(Extracted records)
* START *

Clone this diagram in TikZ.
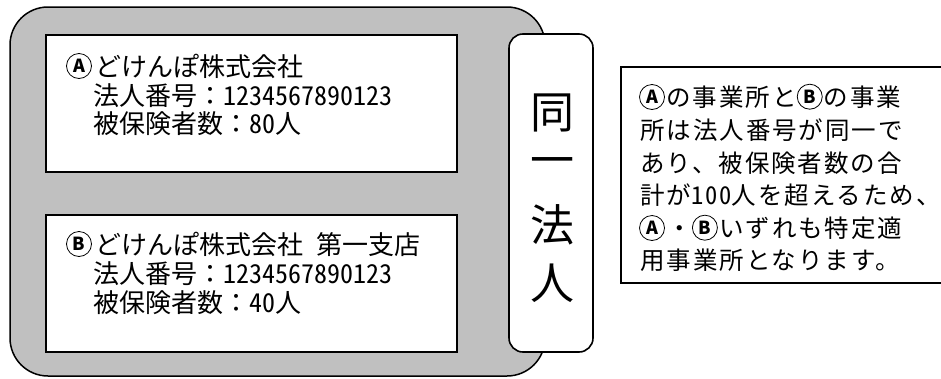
\documentclass[tikz,border=0pt]{standalone}
\usepackage{fontspec}
\setmainfont{Noto Sans CJK JP}
\definecolor{silvergray}{HTML}{C0C0C0}
\newcommand\halfw[1]{{\addfontfeature{CharacterWidth=Half}#1}}
\begin{document}
\begin{tikzpicture}[x=1pt,y=-1pt,
  outer/.style={draw=black, line width=1.5pt, fill=silvergray, rounded corners=38pt,
    minimum width=535pt, minimum height=369pt, inner sep=0pt},
  office/.style={draw=black, line width=1.6pt, fill=white,
    minimum width=411pt, minimum height=137pt, inner sep=0pt},
  samebox/.style={draw=black, line width=1.6pt, fill=white, rounded corners=14pt,
    minimum width=84pt, minimum height=318pt, inner sep=0pt},
  notebox/.style={draw=black, line width=1.6pt, fill=white,
    minimum width=330pt, minimum height=216pt, inner sep=0pt},
  encl/.style={circle, draw=black, line width=0.8pt, inner sep=0pt, minimum size=25pt,
    font=\fontsize{18}{18}\selectfont\bfseries},
  ltxt/.style={anchor=base west, inner sep=0pt, font=\fontsize{26}{28}\selectfont},
  rtxt/.style={anchor=base west, inner sep=0pt,
    font=\fontsize{24.5}{28}\selectfont\addfontfeature{LetterSpace=8}},
  vtxt/.style={anchor=center, inner sep=0pt, font=\fontsize{44}{48}\selectfont}]
\clip (0,0) rectangle (941,378);
\useasboundingbox (0,0) rectangle (941,378);

\node[outer] (grp) at (277.5,191.5) {};
\node[office] (offA) at (251.5,103.5) {};
\node[office] (offB) at (251.5,283.5) {};
\node[samebox] (same) at (551,193) {};
\node[notebox] (note) at (786,175) {};

% office A
\node[encl] (ca1) at (79,66) {A};
\node[ltxt] (a1) at (95,76) {どけんぽ株式会社};
\node[ltxt] (a2) at (93,105) {法人番号：\halfw{1234567890123}};
\node[ltxt] (a3) at (93,133) {被保険者数：\halfw{80}人};

% office B
\node[encl] (cb1) at (79,244) {B};
\node[ltxt] (b1) at (95,254) {どけんぽ株式会社\hspace{0.5em}第一支店};
\node[ltxt] (b2) at (93,283) {法人番号：\halfw{1234567890123}};
\node[ltxt] (b3) at (93,312) {被保険者数：\halfw{40}人};

% same corporation
\node[vtxt] (v1) at (552,113) {同};
\node[vtxt] (v2) at (552,167) {一};
\node[vtxt] (v3) at (552,225) {法};
\node[vtxt] (v4) at (552,283) {人};

% note
\node[encl] (cn1) at (652,97) {A};
\node[rtxt] (n1a) at (666,106) {の事業所と};
\node[encl] (cn2) at ([shift={(13,-9.3)}]n1a.base east) {B};
\node[rtxt] (n1b) at ([shift={(14,9.3)}]cn2.center) {の事業};
\node[rtxt] (n2) at (640,139) {所は法人番号が同一で};
\node[rtxt] (n3) at (640,172) {あり、被保険者数の合};
\node[rtxt] (n4) at (640,204) {計が\halfw{100}人を超えるため、};
\node[encl] (cn3) at (652,228) {A};
\node[rtxt] (n5a) at (667,237) {・};
\node[encl] (cn4) at ([shift={(13,-9.3)}]n5a.base east) {B};
\node[rtxt] (n5b) at ([shift={(14,9.3)}]cn4.center) {いずれも特定適};
\node[rtxt] (n6) at (640,269) {用事業所となります。};
\end{tikzpicture}
\end{document}
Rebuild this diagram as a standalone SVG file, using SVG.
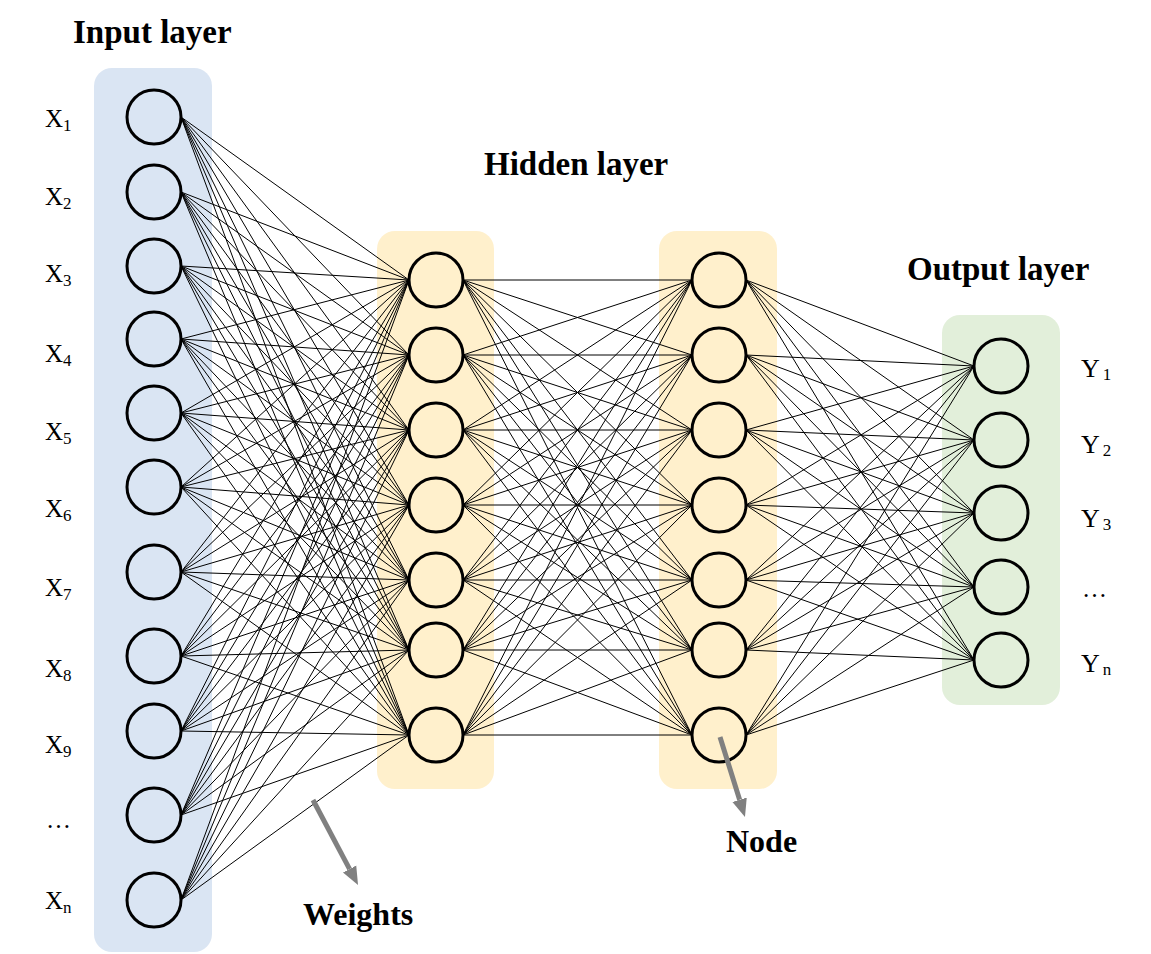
<svg xmlns="http://www.w3.org/2000/svg" width="1151" height="954" viewBox="0 0 1151 954">
<style>
.title{font-family:"Liberation Serif","Times New Roman",serif;font-weight:bold;font-size:33px;fill:#000}
.lbl{font-family:"Liberation Serif","Times New Roman",serif;font-size:25px;fill:#000}
.ylbl{font-size:26px}
.sub{font-size:17px}
.w{fill:none;stroke:#000;stroke-width:1}
.node{stroke:#000;stroke-width:3}
.in{fill:#DAE5F3}
.hid{fill:#FFF0CC}
.out{fill:#E2EFDA}
.ptr{stroke:#808080;stroke-width:5;fill:none}
</style>
<defs>
<marker id="ah" markerUnits="userSpaceOnUse" markerWidth="20" markerHeight="18" refX="0" refY="8" orient="auto" viewBox="0 0 20 16">
<path d="M0,0.5 L18,8 L0,15.5 z" fill="#808080"/>
</marker>
</defs>
<rect width="1151" height="954" fill="#fff"/>
<g id="layer-boxes">
<rect id="input-box" class="in" x="94" y="68" width="118" height="884" rx="18"/>
<rect id="hidden1-box" class="hid" x="377" y="231" width="117" height="558" rx="18"/>
<rect id="hidden2-box" class="hid" x="659" y="231" width="118" height="558" rx="18"/>
<rect id="output-box" class="out" x="942" y="315" width="118" height="390" rx="18"/>
</g>
<g id="connectors">
<path class="w" d="M181,117L409,280M181,117L409,355M181,117L409,430M181,117L409,505M181,117L409,580M181,117L409,650M181,117L409,735"/>
<path class="w" d="M181,192L409,280M181,192L409,355M181,192L409,430M181,192L409,505M181,192L409,580M181,192L409,650M181,192L409,735"/>
<path class="w" d="M181,266L409,280M181,266L409,355M181,266L409,430M181,266L409,505M181,266L409,580M181,266L409,650M181,266L409,735"/>
<path class="w" d="M181,339L409,280M181,339L409,355M181,339L409,430M181,339L409,505M181,339L409,580M181,339L409,650M181,339L409,735"/>
<path class="w" d="M181,413L409,280M181,413L409,355M181,413L409,430M181,413L409,505M181,413L409,580M181,413L409,650M181,413L409,735"/>
<path class="w" d="M181,487L409,280M181,487L409,355M181,487L409,430M181,487L409,505M181,487L409,580M181,487L409,650M181,487L409,735"/>
<path class="w" d="M181,572L409,280M181,572L409,355M181,572L409,430M181,572L409,505M181,572L409,580M181,572L409,650M181,572L409,735"/>
<path class="w" d="M181,656L409,280M181,656L409,355M181,656L409,430M181,656L409,505M181,656L409,580M181,656L409,650M181,656L409,735"/>
<path class="w" d="M181,731L409,280M181,731L409,355M181,731L409,430M181,731L409,505M181,731L409,580M181,731L409,650M181,731L409,735"/>
<path class="w" d="M181,815L409,280M181,815L409,355M181,815L409,430M181,815L409,505M181,815L409,580M181,815L409,650M181,815L409,735"/>
<path class="w" d="M181,900L409,280M181,900L409,355M181,900L409,430M181,900L409,505M181,900L409,580M181,900L409,650M181,900L409,735"/>
<path class="w" d="M463,280L692,280M463,280L692,355M463,280L692,430M463,280L692,505M463,280L692,580M463,280L692,650M463,280L692,735"/>
<path class="w" d="M463,355L692,280M463,355L692,355M463,355L692,430M463,355L692,505M463,355L692,580M463,355L692,650M463,355L692,735"/>
<path class="w" d="M463,430L692,280M463,430L692,355M463,430L692,430M463,430L692,505M463,430L692,580M463,430L692,650M463,430L692,735"/>
<path class="w" d="M463,505L692,280M463,505L692,355M463,505L692,430M463,505L692,505M463,505L692,580M463,505L692,650M463,505L692,735"/>
<path class="w" d="M463,580L692,280M463,580L692,355M463,580L692,430M463,580L692,505M463,580L692,580M463,580L692,650M463,580L692,735"/>
<path class="w" d="M463,650L692,280M463,650L692,355M463,650L692,430M463,650L692,505M463,650L692,580M463,650L692,650M463,650L692,735"/>
<path class="w" d="M463,735L692,280M463,735L692,355M463,735L692,430M463,735L692,505M463,735L692,580M463,735L692,650M463,735L692,735"/>
<path class="w" d="M746,280L974,366M746,280L974,440M746,280L974,513M746,280L974,587M746,280L974,660"/>
<path class="w" d="M746,355L974,366M746,355L974,440M746,355L974,513M746,355L974,587M746,355L974,660"/>
<path class="w" d="M746,430L974,366M746,430L974,440M746,430L974,513M746,430L974,587M746,430L974,660"/>
<path class="w" d="M746,505L974,366M746,505L974,440M746,505L974,513M746,505L974,587M746,505L974,660"/>
<path class="w" d="M746,580L974,366M746,580L974,440M746,580L974,513M746,580L974,587M746,580L974,660"/>
<path class="w" d="M746,650L974,366M746,650L974,440M746,650L974,513M746,650L974,587M746,650L974,660"/>
<path class="w" d="M746,735L974,366M746,735L974,440M746,735L974,513M746,735L974,587M746,735L974,660"/>
</g>
<g id="input-nodes">
<g id="x1"><circle class="node in" cx="154" cy="117" r="27"/><text class="lbl" x="45" y="127">X<tspan class="sub" dy="4">1</tspan></text></g>
<g id="x2"><circle class="node in" cx="154" cy="192" r="27"/><text class="lbl" x="45" y="205">X<tspan class="sub" dy="4">2</tspan></text></g>
<g id="x3"><circle class="node in" cx="154" cy="266" r="27"/><text class="lbl" x="45" y="282">X<tspan class="sub" dy="4">3</tspan></text></g>
<g id="x4"><circle class="node in" cx="154" cy="339" r="27"/><text class="lbl" x="45" y="362">X<tspan class="sub" dy="4">4</tspan></text></g>
<g id="x5"><circle class="node in" cx="154" cy="413" r="27"/><text class="lbl" x="45" y="440">X<tspan class="sub" dy="4">5</tspan></text></g>
<g id="x6"><circle class="node in" cx="154" cy="487" r="27"/><text class="lbl" x="45" y="517">X<tspan class="sub" dy="4">6</tspan></text></g>
<g id="x7"><circle class="node in" cx="154" cy="572" r="27"/><text class="lbl" x="45" y="596">X<tspan class="sub" dy="4">7</tspan></text></g>
<g id="x8"><circle class="node in" cx="154" cy="656" r="27"/><text class="lbl" x="45" y="677">X<tspan class="sub" dy="4">8</tspan></text></g>
<g id="x9"><circle class="node in" cx="154" cy="731" r="27"/><text class="lbl" x="45" y="753">X<tspan class="sub" dy="4">9</tspan></text></g>
<g id="x-dots"><circle class="node in" cx="154" cy="815" r="27"/><text class="lbl" x="46" y="828">…</text></g>
<g id="xn"><circle class="node in" cx="154" cy="900" r="27"/><text class="lbl" x="45" y="909">X<tspan class="sub" dy="4">n</tspan></text></g>
</g>
<g id="hidden1-nodes">
<circle id="h1-1" class="node hid" cx="436" cy="280" r="27"/>
<circle id="h1-2" class="node hid" cx="436" cy="355" r="27"/>
<circle id="h1-3" class="node hid" cx="436" cy="430" r="27"/>
<circle id="h1-4" class="node hid" cx="436" cy="505" r="27"/>
<circle id="h1-5" class="node hid" cx="436" cy="580" r="27"/>
<circle id="h1-6" class="node hid" cx="436" cy="650" r="27"/>
<circle id="h1-7" class="node hid" cx="436" cy="735" r="27"/>
</g>
<g id="hidden2-nodes">
<circle id="h2-1" class="node hid" cx="719" cy="280" r="27"/>
<circle id="h2-2" class="node hid" cx="719" cy="355" r="27"/>
<circle id="h2-3" class="node hid" cx="719" cy="430" r="27"/>
<circle id="h2-4" class="node hid" cx="719" cy="505" r="27"/>
<circle id="h2-5" class="node hid" cx="719" cy="580" r="27"/>
<circle id="h2-6" class="node hid" cx="719" cy="650" r="27"/>
<circle id="h2-7" class="node hid" cx="719" cy="735" r="27"/>
</g>
<g id="output-nodes">
<g id="y1"><circle class="node out" cx="1001" cy="366" r="27"/><text class="lbl ylbl" x="1081" y="377">Y<tspan class="sub" dx="3" dy="3">1</tspan></text></g>
<g id="y2"><circle class="node out" cx="1001" cy="440" r="27"/><text class="lbl ylbl" x="1081" y="453">Y<tspan class="sub" dx="3" dy="3">2</tspan></text></g>
<g id="y3"><circle class="node out" cx="1001" cy="513" r="27"/><text class="lbl ylbl" x="1081" y="527">Y<tspan class="sub" dx="3" dy="3">3</tspan></text></g>
<g id="y-dots"><circle class="node out" cx="1001" cy="587" r="27"/><text class="lbl" x="1082" y="597">…</text></g>
<g id="yn"><circle class="node out" cx="1001" cy="660" r="27"/><text class="lbl ylbl" x="1081" y="672">Y<tspan class="sub" dx="3" dy="3">n</tspan></text></g>
</g>
<g id="titles">
<text class="title" x="73" y="43">Input layer</text>
<text class="title" x="484" y="175">Hidden layer</text>
<text class="title" x="907" y="280">Output layer</text>
</g>
<g id="weights-pointer">
<line class="ptr" x1="313" y1="800" x2="349.6" y2="869.1" marker-end="url(#ah)"/>
<text class="title" x="303" y="925" style="font-size:32px">Weights</text>
</g>
<g id="node-pointer">
<line class="ptr" x1="720" y1="737" x2="739.6" y2="799.8" marker-end="url(#ah)"/>
<text class="title" x="726" y="852" style="font-size:32px">Node</text>
</g>
</svg>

* END *

> **PROBLEM STATEMENT**
How many of the lines above include the string "this"? Reply with the number by itself.

> **SOLUTION**
2